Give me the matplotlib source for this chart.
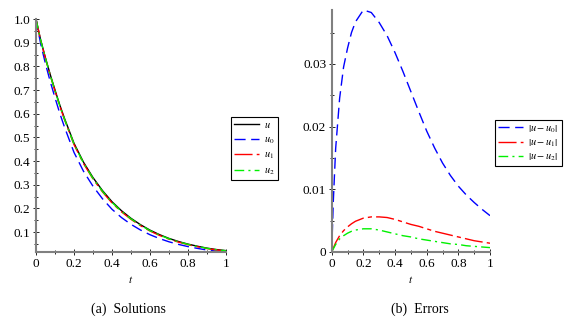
...
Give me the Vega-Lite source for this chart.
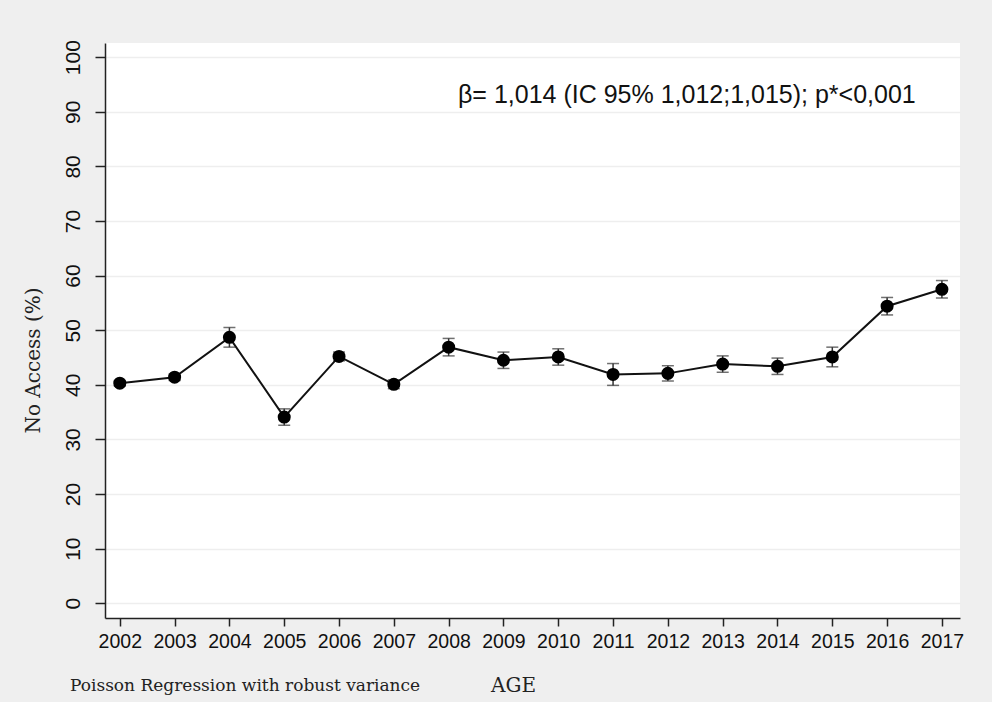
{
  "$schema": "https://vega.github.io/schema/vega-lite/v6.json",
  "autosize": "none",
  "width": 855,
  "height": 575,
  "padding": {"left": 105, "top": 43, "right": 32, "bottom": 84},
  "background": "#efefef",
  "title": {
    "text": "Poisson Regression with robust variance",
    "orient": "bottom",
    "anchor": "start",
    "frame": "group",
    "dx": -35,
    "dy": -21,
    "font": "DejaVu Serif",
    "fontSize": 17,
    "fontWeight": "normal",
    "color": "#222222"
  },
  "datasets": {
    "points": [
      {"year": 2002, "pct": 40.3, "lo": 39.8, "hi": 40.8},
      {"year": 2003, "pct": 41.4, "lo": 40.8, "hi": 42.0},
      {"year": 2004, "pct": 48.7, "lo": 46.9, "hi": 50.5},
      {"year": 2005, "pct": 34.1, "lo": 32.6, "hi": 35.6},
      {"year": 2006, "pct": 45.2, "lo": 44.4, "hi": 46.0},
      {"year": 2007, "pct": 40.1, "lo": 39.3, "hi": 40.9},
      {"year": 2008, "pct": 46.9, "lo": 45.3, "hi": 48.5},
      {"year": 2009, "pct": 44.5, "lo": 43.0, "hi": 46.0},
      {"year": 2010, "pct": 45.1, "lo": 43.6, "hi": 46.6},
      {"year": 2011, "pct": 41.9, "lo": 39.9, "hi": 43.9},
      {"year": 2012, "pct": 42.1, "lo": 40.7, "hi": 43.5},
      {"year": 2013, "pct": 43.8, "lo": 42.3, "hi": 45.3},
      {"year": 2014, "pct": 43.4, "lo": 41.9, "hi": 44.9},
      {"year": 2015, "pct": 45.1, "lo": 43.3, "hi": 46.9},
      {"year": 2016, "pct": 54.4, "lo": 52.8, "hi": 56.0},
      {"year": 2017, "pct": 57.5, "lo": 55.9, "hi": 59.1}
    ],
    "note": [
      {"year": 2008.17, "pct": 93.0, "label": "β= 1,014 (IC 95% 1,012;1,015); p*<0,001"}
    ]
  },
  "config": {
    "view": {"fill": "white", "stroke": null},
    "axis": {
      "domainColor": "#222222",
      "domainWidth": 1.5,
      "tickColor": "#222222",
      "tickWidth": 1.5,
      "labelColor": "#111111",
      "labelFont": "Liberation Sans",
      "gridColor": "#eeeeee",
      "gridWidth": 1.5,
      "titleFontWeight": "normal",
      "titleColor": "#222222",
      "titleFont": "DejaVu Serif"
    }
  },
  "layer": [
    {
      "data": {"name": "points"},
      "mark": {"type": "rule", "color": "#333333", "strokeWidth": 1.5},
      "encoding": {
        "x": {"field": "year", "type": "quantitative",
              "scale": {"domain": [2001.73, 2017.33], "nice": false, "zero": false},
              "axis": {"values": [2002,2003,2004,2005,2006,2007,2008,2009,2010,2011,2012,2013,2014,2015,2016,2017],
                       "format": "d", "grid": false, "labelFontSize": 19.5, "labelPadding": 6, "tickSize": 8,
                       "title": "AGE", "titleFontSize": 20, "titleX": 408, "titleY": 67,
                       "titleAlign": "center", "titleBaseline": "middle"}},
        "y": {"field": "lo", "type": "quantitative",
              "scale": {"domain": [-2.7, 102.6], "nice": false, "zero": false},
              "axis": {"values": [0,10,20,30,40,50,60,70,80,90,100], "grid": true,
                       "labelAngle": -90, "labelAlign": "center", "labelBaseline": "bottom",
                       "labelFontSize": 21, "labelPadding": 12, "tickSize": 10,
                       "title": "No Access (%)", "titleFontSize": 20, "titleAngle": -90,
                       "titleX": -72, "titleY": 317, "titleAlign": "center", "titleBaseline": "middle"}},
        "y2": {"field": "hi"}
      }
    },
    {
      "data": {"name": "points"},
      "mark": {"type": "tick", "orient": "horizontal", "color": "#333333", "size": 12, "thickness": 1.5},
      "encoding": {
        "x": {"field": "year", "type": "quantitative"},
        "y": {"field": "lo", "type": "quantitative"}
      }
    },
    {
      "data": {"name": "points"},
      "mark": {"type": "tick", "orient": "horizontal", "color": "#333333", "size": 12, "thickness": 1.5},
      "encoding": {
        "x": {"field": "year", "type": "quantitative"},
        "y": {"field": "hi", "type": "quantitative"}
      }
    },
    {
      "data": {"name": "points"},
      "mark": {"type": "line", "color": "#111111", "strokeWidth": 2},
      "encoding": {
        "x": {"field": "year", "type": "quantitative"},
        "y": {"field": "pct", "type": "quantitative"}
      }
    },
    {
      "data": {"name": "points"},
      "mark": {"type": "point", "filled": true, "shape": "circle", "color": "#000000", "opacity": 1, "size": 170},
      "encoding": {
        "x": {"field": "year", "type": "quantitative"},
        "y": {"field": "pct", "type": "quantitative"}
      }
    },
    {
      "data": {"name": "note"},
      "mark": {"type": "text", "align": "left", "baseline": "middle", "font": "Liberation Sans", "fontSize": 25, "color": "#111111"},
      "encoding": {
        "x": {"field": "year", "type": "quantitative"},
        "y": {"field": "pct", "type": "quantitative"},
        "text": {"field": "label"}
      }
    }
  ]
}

| Given exercise |
Where a line holds the string "source", copy that line.

| Answer in full |
Give me the matplotlib source for this chart.
Give me the Vega-Lite source for this chart.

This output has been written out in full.